• _OBJECTIVE_: Retype all of the data. Every line must match exactly.

• _DATA PROVIDED_:
*****

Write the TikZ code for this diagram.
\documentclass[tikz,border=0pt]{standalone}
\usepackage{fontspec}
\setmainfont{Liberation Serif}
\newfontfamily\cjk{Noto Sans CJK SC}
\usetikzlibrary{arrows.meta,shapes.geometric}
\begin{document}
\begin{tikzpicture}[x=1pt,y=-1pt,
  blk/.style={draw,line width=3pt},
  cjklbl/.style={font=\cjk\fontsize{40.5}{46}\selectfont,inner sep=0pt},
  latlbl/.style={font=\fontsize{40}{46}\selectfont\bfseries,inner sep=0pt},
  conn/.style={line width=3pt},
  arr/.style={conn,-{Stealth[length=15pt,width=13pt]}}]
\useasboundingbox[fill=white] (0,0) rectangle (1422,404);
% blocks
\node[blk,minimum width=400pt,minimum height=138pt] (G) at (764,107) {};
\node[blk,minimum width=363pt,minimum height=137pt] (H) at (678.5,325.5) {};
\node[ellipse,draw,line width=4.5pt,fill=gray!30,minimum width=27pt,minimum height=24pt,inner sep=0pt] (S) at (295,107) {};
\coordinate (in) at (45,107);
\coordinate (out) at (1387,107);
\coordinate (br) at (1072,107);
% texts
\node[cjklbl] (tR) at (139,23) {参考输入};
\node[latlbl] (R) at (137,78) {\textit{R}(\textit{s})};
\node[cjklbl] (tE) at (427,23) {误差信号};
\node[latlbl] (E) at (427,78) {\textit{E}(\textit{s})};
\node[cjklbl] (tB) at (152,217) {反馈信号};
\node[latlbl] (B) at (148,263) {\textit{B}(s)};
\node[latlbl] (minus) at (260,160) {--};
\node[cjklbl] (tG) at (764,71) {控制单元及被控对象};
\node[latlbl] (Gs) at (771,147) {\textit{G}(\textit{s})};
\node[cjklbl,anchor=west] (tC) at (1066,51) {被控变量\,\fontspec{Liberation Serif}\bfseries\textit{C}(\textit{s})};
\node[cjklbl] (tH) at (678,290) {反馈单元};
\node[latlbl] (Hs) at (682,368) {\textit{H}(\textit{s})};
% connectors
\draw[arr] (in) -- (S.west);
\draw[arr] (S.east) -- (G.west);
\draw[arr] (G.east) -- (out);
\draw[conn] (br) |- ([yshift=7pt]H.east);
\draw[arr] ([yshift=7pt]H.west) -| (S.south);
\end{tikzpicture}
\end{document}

*****

• _REPLY TO THE EXERCISE_:
Write the TikZ code for this diagram.
\documentclass[tikz,border=0pt]{standalone}
\usepackage{fontspec}
\setmainfont{Liberation Serif}
\newfontfamily\cjk{Noto Sans CJK SC}
\usetikzlibrary{arrows.meta,shapes.geometric}
\begin{document}
\begin{tikzpicture}[x=1pt,y=-1pt,
  blk/.style={draw,line width=3pt},
  cjklbl/.style={font=\cjk\fontsize{40.5}{46}\selectfont,inner sep=0pt},
  latlbl/.style={font=\fontsize{40}{46}\selectfont\bfseries,inner sep=0pt},
  conn/.style={line width=3pt},
  arr/.style={conn,-{Stealth[length=15pt,width=13pt]}}]
\useasboundingbox[fill=white] (0,0) rectangle (1422,404);
% blocks
\node[blk,minimum width=400pt,minimum height=138pt] (G) at (764,107) {};
\node[blk,minimum width=363pt,minimum height=137pt] (H) at (678.5,325.5) {};
\node[ellipse,draw,line width=4.5pt,fill=gray!30,minimum width=27pt,minimum height=24pt,inner sep=0pt] (S) at (295,107) {};
\coordinate (in) at (45,107);
\coordinate (out) at (1387,107);
\coordinate (br) at (1072,107);
% texts
\node[cjklbl] (tR) at (139,23) {参考输入};
\node[latlbl] (R) at (137,78) {\textit{R}(\textit{s})};
\node[cjklbl] (tE) at (427,23) {误差信号};
\node[latlbl] (E) at (427,78) {\textit{E}(\textit{s})};
\node[cjklbl] (tB) at (152,217) {反馈信号};
\node[latlbl] (B) at (148,263) {\textit{B}(s)};
\node[latlbl] (minus) at (260,160) {--};
\node[cjklbl] (tG) at (764,71) {控制单元及被控对象};
\node[latlbl] (Gs) at (771,147) {\textit{G}(\textit{s})};
\node[cjklbl,anchor=west] (tC) at (1066,51) {被控变量\,\fontspec{Liberation Serif}\bfseries\textit{C}(\textit{s})};
\node[cjklbl] (tH) at (678,290) {反馈单元};
\node[latlbl] (Hs) at (682,368) {\textit{H}(\textit{s})};
% connectors
\draw[arr] (in) -- (S.west);
\draw[arr] (S.east) -- (G.west);
\draw[arr] (G.east) -- (out);
\draw[conn] (br) |- ([yshift=7pt]H.east);
\draw[arr] ([yshift=7pt]H.west) -| (S.south);
\end{tikzpicture}
\end{document}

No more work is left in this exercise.